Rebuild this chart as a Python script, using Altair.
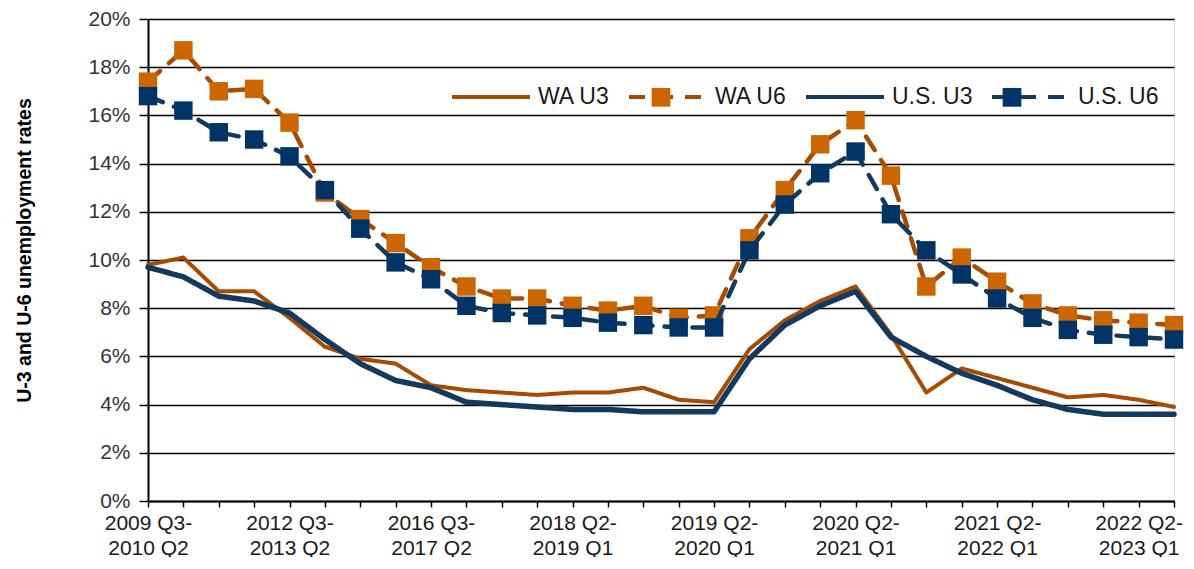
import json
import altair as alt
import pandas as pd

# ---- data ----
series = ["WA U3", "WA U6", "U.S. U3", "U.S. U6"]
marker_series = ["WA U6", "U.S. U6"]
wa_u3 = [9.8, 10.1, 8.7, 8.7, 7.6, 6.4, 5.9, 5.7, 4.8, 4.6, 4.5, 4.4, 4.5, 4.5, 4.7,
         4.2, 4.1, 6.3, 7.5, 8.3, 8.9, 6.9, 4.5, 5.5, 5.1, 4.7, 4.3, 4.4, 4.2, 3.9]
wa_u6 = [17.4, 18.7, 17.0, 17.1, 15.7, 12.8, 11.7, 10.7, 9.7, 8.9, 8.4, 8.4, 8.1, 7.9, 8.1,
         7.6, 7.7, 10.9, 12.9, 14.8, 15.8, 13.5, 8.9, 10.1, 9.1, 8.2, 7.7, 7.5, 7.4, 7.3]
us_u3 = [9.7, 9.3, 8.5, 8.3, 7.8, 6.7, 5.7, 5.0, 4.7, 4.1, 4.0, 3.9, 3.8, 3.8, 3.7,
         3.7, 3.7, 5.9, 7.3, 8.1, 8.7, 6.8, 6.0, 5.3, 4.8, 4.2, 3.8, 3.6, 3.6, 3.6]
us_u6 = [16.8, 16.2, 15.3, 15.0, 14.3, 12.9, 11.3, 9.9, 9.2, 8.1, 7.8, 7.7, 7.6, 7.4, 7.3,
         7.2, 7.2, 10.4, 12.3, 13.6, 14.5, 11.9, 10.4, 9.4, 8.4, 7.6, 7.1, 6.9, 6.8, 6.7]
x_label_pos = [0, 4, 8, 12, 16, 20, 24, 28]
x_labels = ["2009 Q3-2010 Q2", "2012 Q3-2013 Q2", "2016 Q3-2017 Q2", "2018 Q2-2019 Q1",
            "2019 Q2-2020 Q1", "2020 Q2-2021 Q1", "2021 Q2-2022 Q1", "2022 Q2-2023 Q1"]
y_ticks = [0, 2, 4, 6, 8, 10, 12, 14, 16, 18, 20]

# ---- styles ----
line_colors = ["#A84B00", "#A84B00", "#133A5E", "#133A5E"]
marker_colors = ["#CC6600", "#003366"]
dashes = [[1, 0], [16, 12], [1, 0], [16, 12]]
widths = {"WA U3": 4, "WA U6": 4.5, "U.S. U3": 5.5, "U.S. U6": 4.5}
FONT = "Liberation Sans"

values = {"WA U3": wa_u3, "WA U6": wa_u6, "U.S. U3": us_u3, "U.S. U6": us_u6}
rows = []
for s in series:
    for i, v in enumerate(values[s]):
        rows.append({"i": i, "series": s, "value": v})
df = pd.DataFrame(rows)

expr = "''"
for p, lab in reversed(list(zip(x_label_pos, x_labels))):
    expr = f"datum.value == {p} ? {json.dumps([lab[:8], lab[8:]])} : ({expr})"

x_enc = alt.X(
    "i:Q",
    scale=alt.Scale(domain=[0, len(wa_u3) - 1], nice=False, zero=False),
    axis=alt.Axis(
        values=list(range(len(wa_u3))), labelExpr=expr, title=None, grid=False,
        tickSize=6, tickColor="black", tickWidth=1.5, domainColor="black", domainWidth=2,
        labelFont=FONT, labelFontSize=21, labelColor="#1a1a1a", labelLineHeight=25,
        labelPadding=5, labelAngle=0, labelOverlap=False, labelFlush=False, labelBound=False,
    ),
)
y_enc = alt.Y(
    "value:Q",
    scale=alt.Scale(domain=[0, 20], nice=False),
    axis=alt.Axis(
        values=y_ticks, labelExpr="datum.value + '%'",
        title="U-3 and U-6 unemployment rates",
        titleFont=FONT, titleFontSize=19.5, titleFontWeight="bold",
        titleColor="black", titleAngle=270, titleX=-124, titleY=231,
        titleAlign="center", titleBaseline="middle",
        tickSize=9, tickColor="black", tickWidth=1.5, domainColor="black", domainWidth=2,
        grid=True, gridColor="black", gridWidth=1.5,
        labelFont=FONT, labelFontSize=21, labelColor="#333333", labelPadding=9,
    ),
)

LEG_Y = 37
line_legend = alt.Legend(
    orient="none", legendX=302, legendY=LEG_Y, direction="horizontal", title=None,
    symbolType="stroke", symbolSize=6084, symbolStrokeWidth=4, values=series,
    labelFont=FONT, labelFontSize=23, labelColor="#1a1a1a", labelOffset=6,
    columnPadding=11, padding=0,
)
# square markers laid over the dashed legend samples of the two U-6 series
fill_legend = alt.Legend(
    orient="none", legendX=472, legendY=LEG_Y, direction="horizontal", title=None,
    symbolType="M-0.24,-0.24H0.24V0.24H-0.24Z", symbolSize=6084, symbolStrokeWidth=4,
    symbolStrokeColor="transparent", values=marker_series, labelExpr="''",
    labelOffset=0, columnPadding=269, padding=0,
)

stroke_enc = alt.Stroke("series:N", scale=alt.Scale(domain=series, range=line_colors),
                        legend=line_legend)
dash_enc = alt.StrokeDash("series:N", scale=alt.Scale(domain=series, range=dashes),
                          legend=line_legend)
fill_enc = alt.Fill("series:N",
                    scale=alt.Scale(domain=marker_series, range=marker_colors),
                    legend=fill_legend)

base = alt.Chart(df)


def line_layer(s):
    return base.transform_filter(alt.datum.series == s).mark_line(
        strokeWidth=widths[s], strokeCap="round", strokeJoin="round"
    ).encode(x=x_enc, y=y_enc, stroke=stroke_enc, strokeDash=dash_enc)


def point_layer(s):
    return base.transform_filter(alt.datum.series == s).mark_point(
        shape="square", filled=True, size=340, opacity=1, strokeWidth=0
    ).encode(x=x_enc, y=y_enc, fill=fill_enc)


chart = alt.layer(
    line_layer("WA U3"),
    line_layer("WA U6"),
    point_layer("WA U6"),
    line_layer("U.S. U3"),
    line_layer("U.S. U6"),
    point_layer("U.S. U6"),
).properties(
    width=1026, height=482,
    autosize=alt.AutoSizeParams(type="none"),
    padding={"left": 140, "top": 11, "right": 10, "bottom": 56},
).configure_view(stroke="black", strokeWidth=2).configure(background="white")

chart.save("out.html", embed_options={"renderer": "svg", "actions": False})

■ ■ ■

◆ **Stated problem**
From the material above, reproduce everything verbatim except the pictures.

◆ **Answer to the exercise**
Rebuild this chart as a Python script, using Altair.
import json
import altair as alt
import pandas as pd

# ---- data ----
series = ["WA U3", "WA U6", "U.S. U3", "U.S. U6"]
marker_series = ["WA U6", "U.S. U6"]
wa_u3 = [9.8, 10.1, 8.7, 8.7, 7.6, 6.4, 5.9, 5.7, 4.8, 4.6, 4.5, 4.4, 4.5, 4.5, 4.7,
         4.2, 4.1, 6.3, 7.5, 8.3, 8.9, 6.9, 4.5, 5.5, 5.1, 4.7, 4.3, 4.4, 4.2, 3.9]
wa_u6 = [17.4, 18.7, 17.0, 17.1, 15.7, 12.8, 11.7, 10.7, 9.7, 8.9, 8.4, 8.4, 8.1, 7.9, 8.1,
         7.6, 7.7, 10.9, 12.9, 14.8, 15.8, 13.5, 8.9, 10.1, 9.1, 8.2, 7.7, 7.5, 7.4, 7.3]
us_u3 = [9.7, 9.3, 8.5, 8.3, 7.8, 6.7, 5.7, 5.0, 4.7, 4.1, 4.0, 3.9, 3.8, 3.8, 3.7,
         3.7, 3.7, 5.9, 7.3, 8.1, 8.7, 6.8, 6.0, 5.3, 4.8, 4.2, 3.8, 3.6, 3.6, 3.6]
us_u6 = [16.8, 16.2, 15.3, 15.0, 14.3, 12.9, 11.3, 9.9, 9.2, 8.1, 7.8, 7.7, 7.6, 7.4, 7.3,
         7.2, 7.2, 10.4, 12.3, 13.6, 14.5, 11.9, 10.4, 9.4, 8.4, 7.6, 7.1, 6.9, 6.8, 6.7]
x_label_pos = [0, 4, 8, 12, 16, 20, 24, 28]
x_labels = ["2009 Q3-2010 Q2", "2012 Q3-2013 Q2", "2016 Q3-2017 Q2", "2018 Q2-2019 Q1",
            "2019 Q2-2020 Q1", "2020 Q2-2021 Q1", "2021 Q2-2022 Q1", "2022 Q2-2023 Q1"]
y_ticks = [0, 2, 4, 6, 8, 10, 12, 14, 16, 18, 20]

# ---- styles ----
line_colors = ["#A84B00", "#A84B00", "#133A5E", "#133A5E"]
marker_colors = ["#CC6600", "#003366"]
dashes = [[1, 0], [16, 12], [1, 0], [16, 12]]
widths = {"WA U3": 4, "WA U6": 4.5, "U.S. U3": 5.5, "U.S. U6": 4.5}
FONT = "Liberation Sans"

values = {"WA U3": wa_u3, "WA U6": wa_u6, "U.S. U3": us_u3, "U.S. U6": us_u6}
rows = []
for s in series:
    for i, v in enumerate(values[s]):
        rows.append({"i": i, "series": s, "value": v})
df = pd.DataFrame(rows)

expr = "''"
for p, lab in reversed(list(zip(x_label_pos, x_labels))):
    expr = f"datum.value == {p} ? {json.dumps([lab[:8], lab[8:]])} : ({expr})"

x_enc = alt.X(
    "i:Q",
    scale=alt.Scale(domain=[0, len(wa_u3) - 1], nice=False, zero=False),
    axis=alt.Axis(
        values=list(range(len(wa_u3))), labelExpr=expr, title=None, grid=False,
        tickSize=6, tickColor="black", tickWidth=1.5, domainColor="black", domainWidth=2,
        labelFont=FONT, labelFontSize=21, labelColor="#1a1a1a", labelLineHeight=25,
        labelPadding=5, labelAngle=0, labelOverlap=False, labelFlush=False, labelBound=False,
    ),
)
y_enc = alt.Y(
    "value:Q",
    scale=alt.Scale(domain=[0, 20], nice=False),
    axis=alt.Axis(
        values=y_ticks, labelExpr="datum.value + '%'",
        title="U-3 and U-6 unemployment rates",
        titleFont=FONT, titleFontSize=19.5, titleFontWeight="bold",
        titleColor="black", titleAngle=270, titleX=-124, titleY=231,
        titleAlign="center", titleBaseline="middle",
        tickSize=9, tickColor="black", tickWidth=1.5, domainColor="black", domainWidth=2,
        grid=True, gridColor="black", gridWidth=1.5,
        labelFont=FONT, labelFontSize=21, labelColor="#333333", labelPadding=9,
    ),
)

LEG_Y = 37
line_legend = alt.Legend(
    orient="none", legendX=302, legendY=LEG_Y, direction="horizontal", title=None,
    symbolType="stroke", symbolSize=6084, symbolStrokeWidth=4, values=series,
    labelFont=FONT, labelFontSize=23, labelColor="#1a1a1a", labelOffset=6,
    columnPadding=11, padding=0,
)
# square markers laid over the dashed legend samples of the two U-6 series
fill_legend = alt.Legend(
    orient="none", legendX=472, legendY=LEG_Y, direction="horizontal", title=None,
    symbolType="M-0.24,-0.24H0.24V0.24H-0.24Z", symbolSize=6084, symbolStrokeWidth=4,
    symbolStrokeColor="transparent", values=marker_series, labelExpr="''",
    labelOffset=0, columnPadding=269, padding=0,
)

stroke_enc = alt.Stroke("series:N", scale=alt.Scale(domain=series, range=line_colors),
                        legend=line_legend)
dash_enc = alt.StrokeDash("series:N", scale=alt.Scale(domain=series, range=dashes),
                          legend=line_legend)
fill_enc = alt.Fill("series:N",
                    scale=alt.Scale(domain=marker_series, range=marker_colors),
                    legend=fill_legend)

base = alt.Chart(df)


def line_layer(s):
    return base.transform_filter(alt.datum.series == s).mark_line(
        strokeWidth=widths[s], strokeCap="round", strokeJoin="round"
    ).encode(x=x_enc, y=y_enc, stroke=stroke_enc, strokeDash=dash_enc)


def point_layer(s):
    return base.transform_filter(alt.datum.series == s).mark_point(
        shape="square", filled=True, size=340, opacity=1, strokeWidth=0
    ).encode(x=x_enc, y=y_enc, fill=fill_enc)


chart = alt.layer(
    line_layer("WA U3"),
    line_layer("WA U6"),
    point_layer("WA U6"),
    line_layer("U.S. U3"),
    line_layer("U.S. U6"),
    point_layer("U.S. U6"),
).properties(
    width=1026, height=482,
    autosize=alt.AutoSizeParams(type="none"),
    padding={"left": 140, "top": 11, "right": 10, "bottom": 56},
).configure_view(stroke="black", strokeWidth=2).configure(background="white")

chart.save("out.html", embed_options={"renderer": "svg", "actions": False})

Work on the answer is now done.